Each line of the listing must be transcribed exactly, except for the images, which should be excluded.

begin

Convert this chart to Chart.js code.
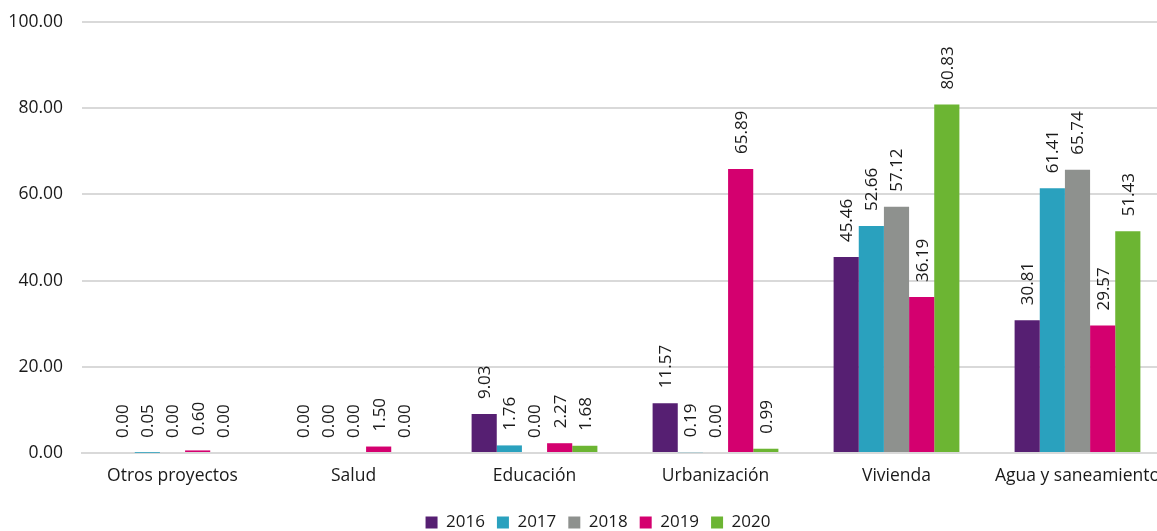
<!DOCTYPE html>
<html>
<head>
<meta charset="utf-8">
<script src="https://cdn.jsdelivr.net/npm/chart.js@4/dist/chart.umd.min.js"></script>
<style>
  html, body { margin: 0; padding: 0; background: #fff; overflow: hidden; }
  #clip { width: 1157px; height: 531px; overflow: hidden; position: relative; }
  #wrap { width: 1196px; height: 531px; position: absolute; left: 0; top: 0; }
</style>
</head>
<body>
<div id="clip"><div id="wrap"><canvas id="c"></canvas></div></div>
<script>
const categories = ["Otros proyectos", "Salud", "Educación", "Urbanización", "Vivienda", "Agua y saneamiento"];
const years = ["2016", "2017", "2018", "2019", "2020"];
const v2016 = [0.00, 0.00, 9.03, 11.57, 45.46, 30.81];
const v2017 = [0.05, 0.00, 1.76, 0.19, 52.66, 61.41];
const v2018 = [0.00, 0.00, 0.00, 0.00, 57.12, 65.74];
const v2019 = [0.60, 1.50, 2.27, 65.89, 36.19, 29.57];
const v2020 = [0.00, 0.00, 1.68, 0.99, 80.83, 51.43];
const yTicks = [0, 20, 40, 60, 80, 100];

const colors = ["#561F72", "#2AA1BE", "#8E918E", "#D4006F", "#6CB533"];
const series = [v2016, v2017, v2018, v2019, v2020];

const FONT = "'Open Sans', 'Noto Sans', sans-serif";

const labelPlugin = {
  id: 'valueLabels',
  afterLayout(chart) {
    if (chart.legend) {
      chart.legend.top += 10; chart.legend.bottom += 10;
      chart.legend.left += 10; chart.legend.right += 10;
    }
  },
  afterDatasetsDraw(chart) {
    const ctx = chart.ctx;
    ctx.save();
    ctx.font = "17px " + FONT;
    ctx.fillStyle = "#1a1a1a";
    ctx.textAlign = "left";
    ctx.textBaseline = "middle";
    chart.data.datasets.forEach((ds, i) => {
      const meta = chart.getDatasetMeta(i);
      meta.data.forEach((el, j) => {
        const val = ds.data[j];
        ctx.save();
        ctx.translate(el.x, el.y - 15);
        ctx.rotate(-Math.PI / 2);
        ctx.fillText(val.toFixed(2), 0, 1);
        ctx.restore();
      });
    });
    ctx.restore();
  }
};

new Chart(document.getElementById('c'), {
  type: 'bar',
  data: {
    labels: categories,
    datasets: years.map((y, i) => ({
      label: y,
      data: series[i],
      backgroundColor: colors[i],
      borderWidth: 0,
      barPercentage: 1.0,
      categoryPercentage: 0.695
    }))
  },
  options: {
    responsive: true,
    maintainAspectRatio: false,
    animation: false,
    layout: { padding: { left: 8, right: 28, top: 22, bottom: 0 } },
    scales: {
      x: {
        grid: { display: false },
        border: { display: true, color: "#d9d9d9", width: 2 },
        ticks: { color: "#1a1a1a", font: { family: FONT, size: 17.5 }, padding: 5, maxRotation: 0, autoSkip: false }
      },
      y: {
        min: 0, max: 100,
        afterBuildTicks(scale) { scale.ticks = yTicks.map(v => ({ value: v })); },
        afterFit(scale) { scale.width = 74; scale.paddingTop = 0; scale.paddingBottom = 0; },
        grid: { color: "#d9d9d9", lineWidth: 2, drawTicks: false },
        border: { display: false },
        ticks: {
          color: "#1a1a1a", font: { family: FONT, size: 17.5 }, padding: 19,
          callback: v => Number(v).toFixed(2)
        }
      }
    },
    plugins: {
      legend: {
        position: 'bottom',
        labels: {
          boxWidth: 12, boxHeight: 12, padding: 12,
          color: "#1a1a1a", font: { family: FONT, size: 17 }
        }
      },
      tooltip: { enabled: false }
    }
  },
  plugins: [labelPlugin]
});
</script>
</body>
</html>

end

(Finished answer):
Convert this chart to Chart.js code.
<!DOCTYPE html>
<html>
<head>
<meta charset="utf-8">
<script src="https://cdn.jsdelivr.net/npm/chart.js@4/dist/chart.umd.min.js"></script>
<style>
  html, body { margin: 0; padding: 0; background: #fff; overflow: hidden; }
  #clip { width: 1157px; height: 531px; overflow: hidden; position: relative; }
  #wrap { width: 1196px; height: 531px; position: absolute; left: 0; top: 0; }
</style>
</head>
<body>
<div id="clip"><div id="wrap"><canvas id="c"></canvas></div></div>
<script>
const categories = ["Otros proyectos", "Salud", "Educación", "Urbanización", "Vivienda", "Agua y saneamiento"];
const years = ["2016", "2017", "2018", "2019", "2020"];
const v2016 = [0.00, 0.00, 9.03, 11.57, 45.46, 30.81];
const v2017 = [0.05, 0.00, 1.76, 0.19, 52.66, 61.41];
const v2018 = [0.00, 0.00, 0.00, 0.00, 57.12, 65.74];
const v2019 = [0.60, 1.50, 2.27, 65.89, 36.19, 29.57];
const v2020 = [0.00, 0.00, 1.68, 0.99, 80.83, 51.43];
const yTicks = [0, 20, 40, 60, 80, 100];

const colors = ["#561F72", "#2AA1BE", "#8E918E", "#D4006F", "#6CB533"];
const series = [v2016, v2017, v2018, v2019, v2020];

const FONT = "'Open Sans', 'Noto Sans', sans-serif";

const labelPlugin = {
  id: 'valueLabels',
  afterLayout(chart) {
    if (chart.legend) {
      chart.legend.top += 10; chart.legend.bottom += 10;
      chart.legend.left += 10; chart.legend.right += 10;
    }
  },
  afterDatasetsDraw(chart) {
    const ctx = chart.ctx;
    ctx.save();
    ctx.font = "17px " + FONT;
    ctx.fillStyle = "#1a1a1a";
    ctx.textAlign = "left";
    ctx.textBaseline = "middle";
    chart.data.datasets.forEach((ds, i) => {
      const meta = chart.getDatasetMeta(i);
      meta.data.forEach((el, j) => {
        const val = ds.data[j];
        ctx.save();
        ctx.translate(el.x, el.y - 15);
        ctx.rotate(-Math.PI / 2);
        ctx.fillText(val.toFixed(2), 0, 1);
        ctx.restore();
      });
    });
    ctx.restore();
  }
};

new Chart(document.getElementById('c'), {
  type: 'bar',
  data: {
    labels: categories,
    datasets: years.map((y, i) => ({
      label: y,
      data: series[i],
      backgroundColor: colors[i],
      borderWidth: 0,
      barPercentage: 1.0,
      categoryPercentage: 0.695
    }))
  },
  options: {
    responsive: true,
    maintainAspectRatio: false,
    animation: false,
    layout: { padding: { left: 8, right: 28, top: 22, bottom: 0 } },
    scales: {
      x: {
        grid: { display: false },
        border: { display: true, color: "#d9d9d9", width: 2 },
        ticks: { color: "#1a1a1a", font: { family: FONT, size: 17.5 }, padding: 5, maxRotation: 0, autoSkip: false }
      },
      y: {
        min: 0, max: 100,
        afterBuildTicks(scale) { scale.ticks = yTicks.map(v => ({ value: v })); },
        afterFit(scale) { scale.width = 74; scale.paddingTop = 0; scale.paddingBottom = 0; },
        grid: { color: "#d9d9d9", lineWidth: 2, drawTicks: false },
        border: { display: false },
        ticks: {
          color: "#1a1a1a", font: { family: FONT, size: 17.5 }, padding: 19,
          callback: v => Number(v).toFixed(2)
        }
      }
    },
    plugins: {
      legend: {
        position: 'bottom',
        labels: {
          boxWidth: 12, boxHeight: 12, padding: 12,
          color: "#1a1a1a", font: { family: FONT, size: 17 }
        }
      },
      tooltip: { enabled: false }
    }
  },
  plugins: [labelPlugin]
});
</script>
</body>
</html>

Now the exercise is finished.